**Information provided:**
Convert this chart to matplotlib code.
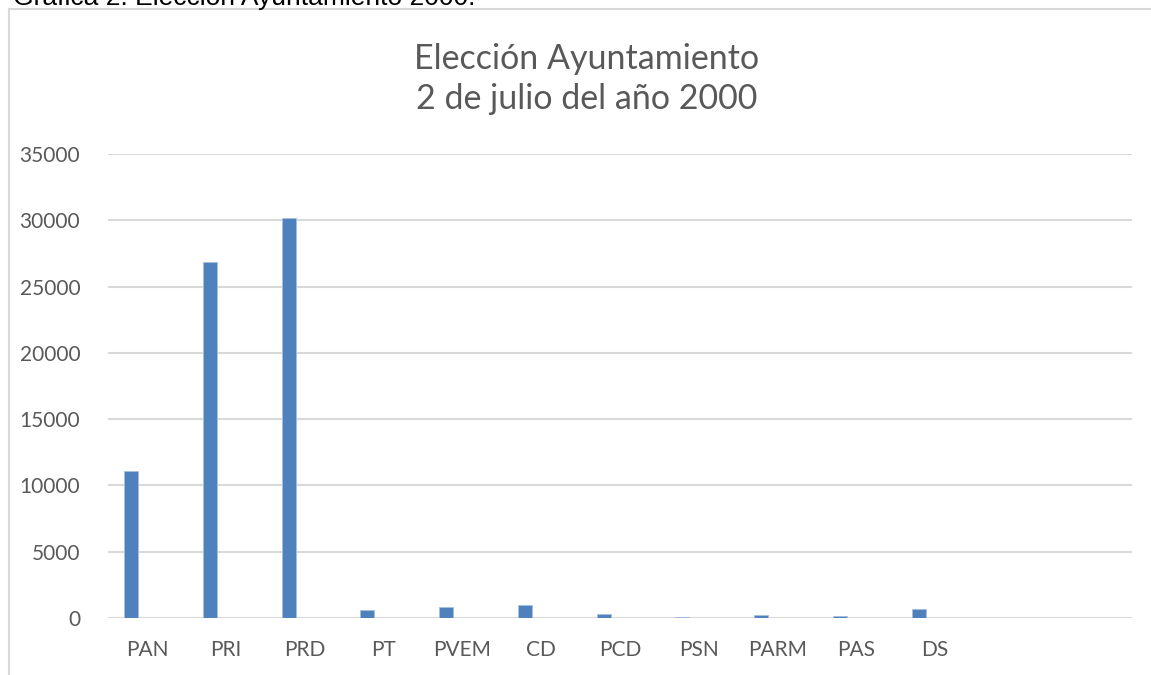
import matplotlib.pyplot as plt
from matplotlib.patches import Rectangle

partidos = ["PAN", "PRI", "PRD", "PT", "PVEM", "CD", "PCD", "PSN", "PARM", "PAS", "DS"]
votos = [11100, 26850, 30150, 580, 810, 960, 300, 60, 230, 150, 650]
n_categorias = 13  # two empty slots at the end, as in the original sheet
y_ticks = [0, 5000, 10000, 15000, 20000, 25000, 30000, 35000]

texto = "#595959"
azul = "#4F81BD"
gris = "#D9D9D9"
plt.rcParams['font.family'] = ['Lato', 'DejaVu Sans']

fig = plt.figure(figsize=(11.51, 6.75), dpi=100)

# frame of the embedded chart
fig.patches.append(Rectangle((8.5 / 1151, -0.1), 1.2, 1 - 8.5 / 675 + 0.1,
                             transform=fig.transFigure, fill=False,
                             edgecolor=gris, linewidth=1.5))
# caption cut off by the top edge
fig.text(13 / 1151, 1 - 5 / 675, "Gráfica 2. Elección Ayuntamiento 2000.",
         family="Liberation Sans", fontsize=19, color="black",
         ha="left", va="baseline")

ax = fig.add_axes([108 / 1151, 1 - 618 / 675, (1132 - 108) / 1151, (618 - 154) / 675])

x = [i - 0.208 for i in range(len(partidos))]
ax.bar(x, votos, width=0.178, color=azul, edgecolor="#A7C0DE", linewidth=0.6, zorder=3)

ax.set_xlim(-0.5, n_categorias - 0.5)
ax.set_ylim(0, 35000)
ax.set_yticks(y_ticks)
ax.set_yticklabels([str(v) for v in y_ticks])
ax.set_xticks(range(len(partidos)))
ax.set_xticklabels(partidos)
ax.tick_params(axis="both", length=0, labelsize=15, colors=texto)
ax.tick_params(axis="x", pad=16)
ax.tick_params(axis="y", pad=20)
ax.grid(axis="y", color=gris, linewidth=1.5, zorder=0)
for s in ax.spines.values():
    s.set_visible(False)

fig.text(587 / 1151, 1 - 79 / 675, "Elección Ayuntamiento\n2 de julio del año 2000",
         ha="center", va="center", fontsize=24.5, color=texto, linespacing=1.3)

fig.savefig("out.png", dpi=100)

**Directive:**
Find the lines of the material that hold the word "chart" and report their count alone.

**Final answer:**
2